Wednesday, October 15, 2014

OUR NATIONAL DEBT, WHAT ARE WE DOING TO OUR KIDS???


What might also come to play a role in how this November’s midterms turn out, or at least it should if enough of the American people are paying the slightest bit of attention, might be the fact that as of last Friday, the total debt of the federal government is now nearly $18 Trillion, coming it at $17,858,480,029,490.28. That was equal to $200,258.81 for each of the 89,177,000 full-time ‘private-sector’ workers that were in the United States in 2013.

Federal debt per full-time ‘private-sector’ worker has escalated, and escalated very rapidly. For example, at the end of 2007, the total federal debt was $9,229,172,659,218.31, which equaled $101,158.25 for each of the 91,235,000 full-time ‘private-sector’ workers in the United States that year. In 2000, the total federal debt was $5,662,216,013,697.37, which equaled $66,553.23 for each of the 85,078,000 full-time private-sector workers that year.

So as a way of putting this whole debt thing into perspective, regarding the crushing burden future generations will be made to bare, let’s use as our example the cost of attending one of our four-year private colleges. Because the sad reality is that, on average, going to a four-year private college, and borrowing every single penny of the cost, would actually impose much less of a burden on this year's college freshman than will the weight of our national debt place upon them once they become full-time private-sector workers.

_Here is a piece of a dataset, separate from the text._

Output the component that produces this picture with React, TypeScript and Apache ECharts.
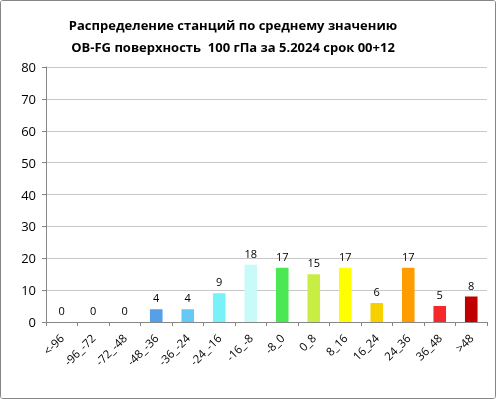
import React, { useEffect, useRef } from "react";
import * as echarts from "echarts";

const categories = ["<-96", "-96_-72", "-72_-48", "-48_-36", "-36_-24", "-24_-16", "-16_-8", "-8_0", "0_8", "8_16", "16_24", "24_36", "36_48", ">48"];
const counts = [0, 0, 0, 4, 4, 9, 18, 17, 15, 17, 6, 17, 5, 8];
const barColors = ["#4f81bd", "#4f81bd", "#4f81bd", "#55a0e6", "#66c8f4", "#78f2f8", "#c8fafa", "#4ae852", "#c8ee44", "#ffff00", "#f7d000", "#ff9c00", "#f5282c", "#c00000"];
const titleLines = ["Распределение станций по среднему значению", "OB-FG поверхность  100 гПа за 5.2024 срок 00+12"];

export default function App() {
  const ref = useRef<HTMLDivElement>(null);
  useEffect(() => {
    document.body.style.margin = "0";
    const chart = echarts.init(ref.current!, null, { renderer: "svg" });
    chart.setOption({
      animation: false,
      backgroundColor: "#ffffff",
      textStyle: { fontFamily: "Open Sans" },
      title: {
        text: titleLines.join("\n"),
        left: 227,
        top: 8,
        textAlign: "center",
        textStyle: { fontFamily: "Open Sans", fontWeight: "bold", fontSize: 13, color: "#000", lineHeight: 22 },
      },
      grid: { left: 45, right: 8, top: 66, bottom: 76 },
      xAxis: {
        type: "category",
        data: categories,
        axisLine: { lineStyle: { color: "#868686" } },
        axisTick: { show: true, length: 4, lineStyle: { color: "#868686" } },
        axisLabel: { rotate: 45, fontSize: 11.5, color: "#000", margin: 14, interval: 0 },
      },
      yAxis: {
        type: "value",
        min: 0,
        max: 80,
        interval: 10,
        axisLine: { show: true, lineStyle: { color: "#868686" } },
        axisTick: { show: true, length: 4, lineStyle: { color: "#868686" } },
        axisLabel: { fontSize: 13, color: "#000", margin: 10 },
        splitLine: { lineStyle: { color: "#c8c8c8", width: 1 } },
      },
      series: [
        {
          type: "bar",
          data: counts.map((v, i) => ({ value: v, itemStyle: { color: barColors[i] } })),
          barWidth: "40%",
          label: { show: true, position: "top", fontSize: 11, color: "#000", distance: 6 },
        },
      ],
    });
    return () => chart.dispose();
  }, []);
  return (
    <div style={{ position: "fixed", left: 0, top: 0, width: 496, height: 399, boxSizing: "border-box", border: "1px solid #868686", borderRadius: 3, overflow: "hidden" }}>
      <div ref={ref} style={{ width: 494, height: 397 }} />
    </div>
  );
}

Because upon graduating these enterprising young college grads, at least those fortunate enough to find full-time private-sector employment after leaving college behind them, the covering of the cost of their four years in college will actually place less of a burden on them than will covering the cost of the federal deficit spending that has taken place, per every full-time private-sector worker, before that young person ever stepped foot onto his or her college campus.

Now it’s according to the College Board that the full price for tuition, fees, room and board at a four-year private college in the 2013-2014 school year averaged $40,917. At that rate, a student who went to a private college for four years would spend, an average, about $163,668 for their education, if they paid full fare. Thus, the current federal debt per full-time private-sector worker of $200,258.81 exceeds the average four-year cost at a private college by about $36,591.

When this year's college freshmen graduate and, hopefully are able to get jobs, quite likely the biggest personal expense that they will come to face is the buying of a home. So which will be greater: the federal debt per full-time private-sector worker, or buying an existing single-family home? In the short run, it may be a close call. In 2013, the median price on an existing single-family home was $197,400, according to the National Association of Realtors.

In January, it was $187,900. But by August, the latest month for which figures are available, it had risen to $220,600. But single-family homes were less expensive in August in the South and Midwest, where the median prices were $192,000 and $175,000, respectively. Still, a person putting a 10-percent down payment of $22,060 on a single-family home at the median August price of $220,600 would end up with a mortgage of $198,540.

That $198,540 mortgage is less than the $200,258.81 in current federal debt per full-time private-sector worker. Americans who invest in a college education or a single-family home are not only buying a solid asset that will serve them well for the rest of their lives; they are investing in what we used to consider the American dream. But it’s that same American dream that has now been "fundamentally transformed" into less of a dream and more of a nightmare.

Because at the end of the day, Americans who get up every morning and go to work, and do it week after week after week, and are forced to pay progressively higher taxes to maintain a federal welfare state that is driving our national debt to an unsustainable level are being forced to subsidize a system that is accomplishing nothing more than to kill the American dream. And unless we make some radical changes, and soon, things are only going to get worse.